Your task is to extract every entry that follows word for word while excluding the pictures.

____________________

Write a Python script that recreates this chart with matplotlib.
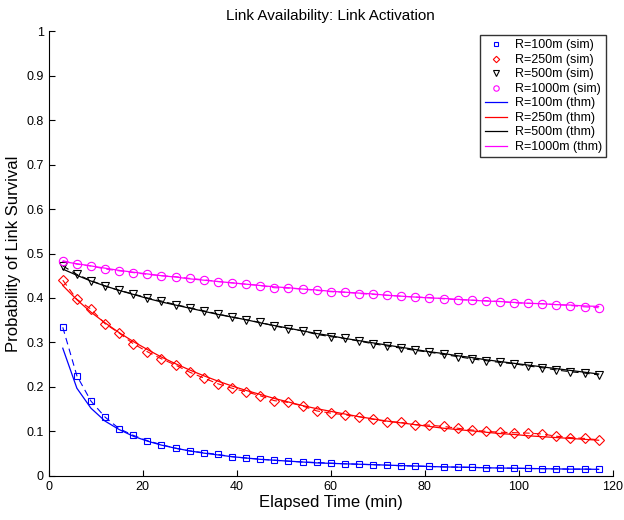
import numpy as np
import matplotlib.pyplot as plt

plt.rcParams['font.family'] = ['Liberation Sans', 'DejaVu Sans']

# elapsed time samples (min)
t = [3, 6, 9, 12, 15, 18, 21, 24, 27, 30, 33, 36, 39, 42, 45, 48, 51, 54, 57, 60,
     63, 66, 69, 72, 75, 78, 81, 84, 87, 90, 93, 96, 99, 102, 105, 108, 111, 114, 117]

# simulated survival probability
sim_100 = [0.334, 0.225, 0.168, 0.132, 0.106, 0.091, 0.079, 0.070, 0.062, 0.056,
           0.052, 0.048, 0.043, 0.040, 0.0375, 0.035, 0.033, 0.031, 0.030, 0.0285,
           0.027, 0.026, 0.025, 0.024, 0.0225, 0.022, 0.021, 0.020, 0.0195, 0.019,
           0.018, 0.0175, 0.017, 0.0165, 0.016, 0.0155, 0.015, 0.015, 0.0145]
sim_250 = [0.440, 0.397, 0.375, 0.342, 0.321, 0.297, 0.279, 0.263, 0.249, 0.233,
           0.220, 0.207, 0.197, 0.189, 0.180, 0.169, 0.165, 0.157, 0.146, 0.141,
           0.137, 0.133, 0.127, 0.122, 0.120, 0.115, 0.114, 0.111, 0.107, 0.103,
           0.100, 0.098, 0.097, 0.096, 0.094, 0.089, 0.086, 0.084, 0.081]
sim_500 = [0.472, 0.453, 0.439, 0.427, 0.417, 0.409, 0.400, 0.393, 0.385, 0.378,
           0.371, 0.364, 0.357, 0.351, 0.345, 0.337, 0.331, 0.326, 0.318, 0.313,
           0.309, 0.303, 0.297, 0.292, 0.287, 0.282, 0.278, 0.273, 0.268, 0.263,
           0.259, 0.255, 0.252, 0.247, 0.243, 0.238, 0.234, 0.231, 0.227]
sim_1000 = [0.484, 0.476, 0.472, 0.465, 0.461, 0.457, 0.453, 0.450, 0.448, 0.444,
            0.441, 0.437, 0.434, 0.431, 0.428, 0.423, 0.422, 0.420, 0.417, 0.414,
            0.413, 0.410, 0.408, 0.406, 0.404, 0.402, 0.401, 0.398, 0.396, 0.395,
            0.394, 0.392, 0.389, 0.388, 0.387, 0.385, 0.383, 0.380, 0.378]

# theoretical survival probability
thm_100 = [0.287, 0.197, 0.152, 0.123, 0.104, 0.089, 0.078, 0.069, 0.062, 0.056,
           0.051, 0.047, 0.043, 0.040, 0.037, 0.035, 0.033, 0.031, 0.029, 0.028,
           0.027, 0.026, 0.025, 0.024, 0.023, 0.022, 0.021, 0.020, 0.0195, 0.019,
           0.018, 0.0175, 0.017, 0.0165, 0.016, 0.0155, 0.015, 0.015, 0.0145]
thm_250 = [0.428, 0.396, 0.368, 0.344, 0.322, 0.302, 0.284, 0.267, 0.252, 0.238,
           0.225, 0.213, 0.202, 0.192, 0.183, 0.174, 0.166, 0.158, 0.151, 0.145,
           0.139, 0.133, 0.128, 0.123, 0.119, 0.115, 0.111, 0.107, 0.104, 0.101,
           0.098, 0.095, 0.093, 0.090, 0.088, 0.086, 0.084, 0.082, 0.080]
thm_500 = [0.465, 0.451, 0.438, 0.427, 0.417, 0.408, 0.399, 0.391, 0.384, 0.377,
           0.370, 0.363, 0.357, 0.351, 0.344, 0.338, 0.332, 0.326, 0.320, 0.315,
           0.309, 0.304, 0.299, 0.294, 0.289, 0.284, 0.279, 0.275, 0.270, 0.266,
           0.261, 0.257, 0.253, 0.249, 0.245, 0.241, 0.237, 0.233, 0.229]
thm_1000 = [0.482, 0.477, 0.472, 0.467, 0.462, 0.458, 0.454, 0.450, 0.447, 0.443,
            0.440, 0.437, 0.434, 0.431, 0.428, 0.425, 0.423, 0.420, 0.418, 0.415,
            0.413, 0.411, 0.409, 0.406, 0.404, 0.402, 0.400, 0.399, 0.397, 0.395,
            0.393, 0.392, 0.390, 0.388, 0.387, 0.385, 0.384, 0.382, 0.381]

ranges = ['100m', '250m', '500m', '1000m']
colors = ['#0000ff', '#ff0000', '#000000', '#ff00ff']
markers = ['s', 'D', 'v', 'o']
msizes = [5, 5, 6, 6]
sims = [sim_100, sim_250, sim_500, sim_1000]
thms = [thm_100, thm_250, thm_500, thm_1000]


def plot_survival():
    fig = plt.figure(figsize=(6.24, 5.2), dpi=100)
    ax = fig.add_axes([0.078, 0.085, 0.904, 0.855])

    # dashed trace through the simulation points
    for sim, c in zip(sims, colors):
        ax.plot(t, sim, color=c, linewidth=0.8, linestyle=(0, (6, 4)))

    for r, sim, c, m, ms in zip(ranges, sims, colors, markers, msizes):
        ax.plot(t, sim, linestyle='none', marker=m, markersize=ms,
                markerfacecolor='none', markeredgecolor=c, markeredgewidth=0.8,
                label='R=%s (sim)' % r)
    for r, thm, c in zip(ranges, thms, colors):
        ax.plot(t, thm, '-', color=c, linewidth=0.9, label='R=%s (thm)' % r)

    ax.set_xlim(0, 120)
    ax.set_ylim(0, 1)
    ax.set_xticks(np.arange(0, 121, 20))
    ax.set_yticks(np.arange(0, 1.01, 0.1))
    ax.set_yticklabels(['0', '0.1', '0.2', '0.3', '0.4', '0.5', '0.6', '0.7', '0.8', '0.9', '1'])
    ax.tick_params(direction='in', length=4, width=0.8, labelsize=9)
    ax.spines['top'].set_visible(False)
    ax.spines['right'].set_visible(False)

    ax.set_xlabel('Elapsed Time (min)', fontsize=12, labelpad=2)
    ax.set_ylabel('Probability of Link Survival', fontsize=12, labelpad=4)
    ax.set_title('Link Availability: Link Activation', fontsize=11, pad=8)

    leg = ax.legend(loc='upper right', bbox_to_anchor=(0.993, 0.997), fontsize=9,
                    frameon=True, fancybox=False, borderpad=0.35, labelspacing=0.2,
                    handlelength=1.8, handletextpad=0.6, markerscale=0.65,
                    borderaxespad=0.2)
    leg.get_frame().set_edgecolor('black')
    leg.get_frame().set_linewidth(1.0)

    fig.savefig('out.png', dpi=100)


if __name__ == "__main__":
    plot_survival()
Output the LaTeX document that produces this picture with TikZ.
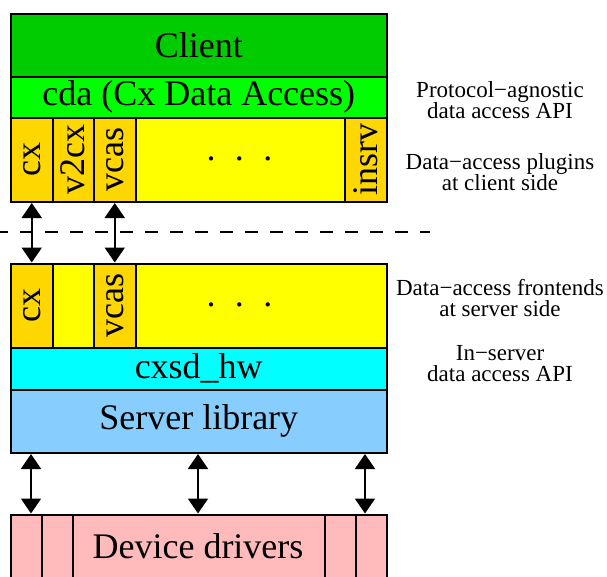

____________________

Complete answer =>
Write a Python script that recreates this chart with matplotlib.
import numpy as np
import matplotlib.pyplot as plt

plt.rcParams['font.family'] = ['Liberation Sans', 'DejaVu Sans']

# elapsed time samples (min)
t = [3, 6, 9, 12, 15, 18, 21, 24, 27, 30, 33, 36, 39, 42, 45, 48, 51, 54, 57, 60,
     63, 66, 69, 72, 75, 78, 81, 84, 87, 90, 93, 96, 99, 102, 105, 108, 111, 114, 117]

# simulated survival probability
sim_100 = [0.334, 0.225, 0.168, 0.132, 0.106, 0.091, 0.079, 0.070, 0.062, 0.056,
           0.052, 0.048, 0.043, 0.040, 0.0375, 0.035, 0.033, 0.031, 0.030, 0.0285,
           0.027, 0.026, 0.025, 0.024, 0.0225, 0.022, 0.021, 0.020, 0.0195, 0.019,
           0.018, 0.0175, 0.017, 0.0165, 0.016, 0.0155, 0.015, 0.015, 0.0145]
sim_250 = [0.440, 0.397, 0.375, 0.342, 0.321, 0.297, 0.279, 0.263, 0.249, 0.233,
           0.220, 0.207, 0.197, 0.189, 0.180, 0.169, 0.165, 0.157, 0.146, 0.141,
           0.137, 0.133, 0.127, 0.122, 0.120, 0.115, 0.114, 0.111, 0.107, 0.103,
           0.100, 0.098, 0.097, 0.096, 0.094, 0.089, 0.086, 0.084, 0.081]
sim_500 = [0.472, 0.453, 0.439, 0.427, 0.417, 0.409, 0.400, 0.393, 0.385, 0.378,
           0.371, 0.364, 0.357, 0.351, 0.345, 0.337, 0.331, 0.326, 0.318, 0.313,
           0.309, 0.303, 0.297, 0.292, 0.287, 0.282, 0.278, 0.273, 0.268, 0.263,
           0.259, 0.255, 0.252, 0.247, 0.243, 0.238, 0.234, 0.231, 0.227]
sim_1000 = [0.484, 0.476, 0.472, 0.465, 0.461, 0.457, 0.453, 0.450, 0.448, 0.444,
            0.441, 0.437, 0.434, 0.431, 0.428, 0.423, 0.422, 0.420, 0.417, 0.414,
            0.413, 0.410, 0.408, 0.406, 0.404, 0.402, 0.401, 0.398, 0.396, 0.395,
            0.394, 0.392, 0.389, 0.388, 0.387, 0.385, 0.383, 0.380, 0.378]

# theoretical survival probability
thm_100 = [0.287, 0.197, 0.152, 0.123, 0.104, 0.089, 0.078, 0.069, 0.062, 0.056,
           0.051, 0.047, 0.043, 0.040, 0.037, 0.035, 0.033, 0.031, 0.029, 0.028,
           0.027, 0.026, 0.025, 0.024, 0.023, 0.022, 0.021, 0.020, 0.0195, 0.019,
           0.018, 0.0175, 0.017, 0.0165, 0.016, 0.0155, 0.015, 0.015, 0.0145]
thm_250 = [0.428, 0.396, 0.368, 0.344, 0.322, 0.302, 0.284, 0.267, 0.252, 0.238,
           0.225, 0.213, 0.202, 0.192, 0.183, 0.174, 0.166, 0.158, 0.151, 0.145,
           0.139, 0.133, 0.128, 0.123, 0.119, 0.115, 0.111, 0.107, 0.104, 0.101,
           0.098, 0.095, 0.093, 0.090, 0.088, 0.086, 0.084, 0.082, 0.080]
thm_500 = [0.465, 0.451, 0.438, 0.427, 0.417, 0.408, 0.399, 0.391, 0.384, 0.377,
           0.370, 0.363, 0.357, 0.351, 0.344, 0.338, 0.332, 0.326, 0.320, 0.315,
           0.309, 0.304, 0.299, 0.294, 0.289, 0.284, 0.279, 0.275, 0.270, 0.266,
           0.261, 0.257, 0.253, 0.249, 0.245, 0.241, 0.237, 0.233, 0.229]
thm_1000 = [0.482, 0.477, 0.472, 0.467, 0.462, 0.458, 0.454, 0.450, 0.447, 0.443,
            0.440, 0.437, 0.434, 0.431, 0.428, 0.425, 0.423, 0.420, 0.418, 0.415,
            0.413, 0.411, 0.409, 0.406, 0.404, 0.402, 0.400, 0.399, 0.397, 0.395,
            0.393, 0.392, 0.390, 0.388, 0.387, 0.385, 0.384, 0.382, 0.381]

ranges = ['100m', '250m', '500m', '1000m']
colors = ['#0000ff', '#ff0000', '#000000', '#ff00ff']
markers = ['s', 'D', 'v', 'o']
msizes = [5, 5, 6, 6]
sims = [sim_100, sim_250, sim_500, sim_1000]
thms = [thm_100, thm_250, thm_500, thm_1000]


def plot_survival():
    fig = plt.figure(figsize=(6.24, 5.2), dpi=100)
    ax = fig.add_axes([0.078, 0.085, 0.904, 0.855])

    # dashed trace through the simulation points
    for sim, c in zip(sims, colors):
        ax.plot(t, sim, color=c, linewidth=0.8, linestyle=(0, (6, 4)))

    for r, sim, c, m, ms in zip(ranges, sims, colors, markers, msizes):
        ax.plot(t, sim, linestyle='none', marker=m, markersize=ms,
                markerfacecolor='none', markeredgecolor=c, markeredgewidth=0.8,
                label='R=%s (sim)' % r)
    for r, thm, c in zip(ranges, thms, colors):
        ax.plot(t, thm, '-', color=c, linewidth=0.9, label='R=%s (thm)' % r)

    ax.set_xlim(0, 120)
    ax.set_ylim(0, 1)
    ax.set_xticks(np.arange(0, 121, 20))
    ax.set_yticks(np.arange(0, 1.01, 0.1))
    ax.set_yticklabels(['0', '0.1', '0.2', '0.3', '0.4', '0.5', '0.6', '0.7', '0.8', '0.9', '1'])
    ax.tick_params(direction='in', length=4, width=0.8, labelsize=9)
    ax.spines['top'].set_visible(False)
    ax.spines['right'].set_visible(False)

    ax.set_xlabel('Elapsed Time (min)', fontsize=12, labelpad=2)
    ax.set_ylabel('Probability of Link Survival', fontsize=12, labelpad=4)
    ax.set_title('Link Availability: Link Activation', fontsize=11, pad=8)

    leg = ax.legend(loc='upper right', bbox_to_anchor=(0.993, 0.997), fontsize=9,
                    frameon=True, fancybox=False, borderpad=0.35, labelspacing=0.2,
                    handlelength=1.8, handletextpad=0.6, markerscale=0.65,
                    borderaxespad=0.2)
    leg.get_frame().set_edgecolor('black')
    leg.get_frame().set_linewidth(1.0)

    fig.savefig('out.png', dpi=100)


if __name__ == "__main__":
    plot_survival()
Output the LaTeX document that produces this picture with TikZ.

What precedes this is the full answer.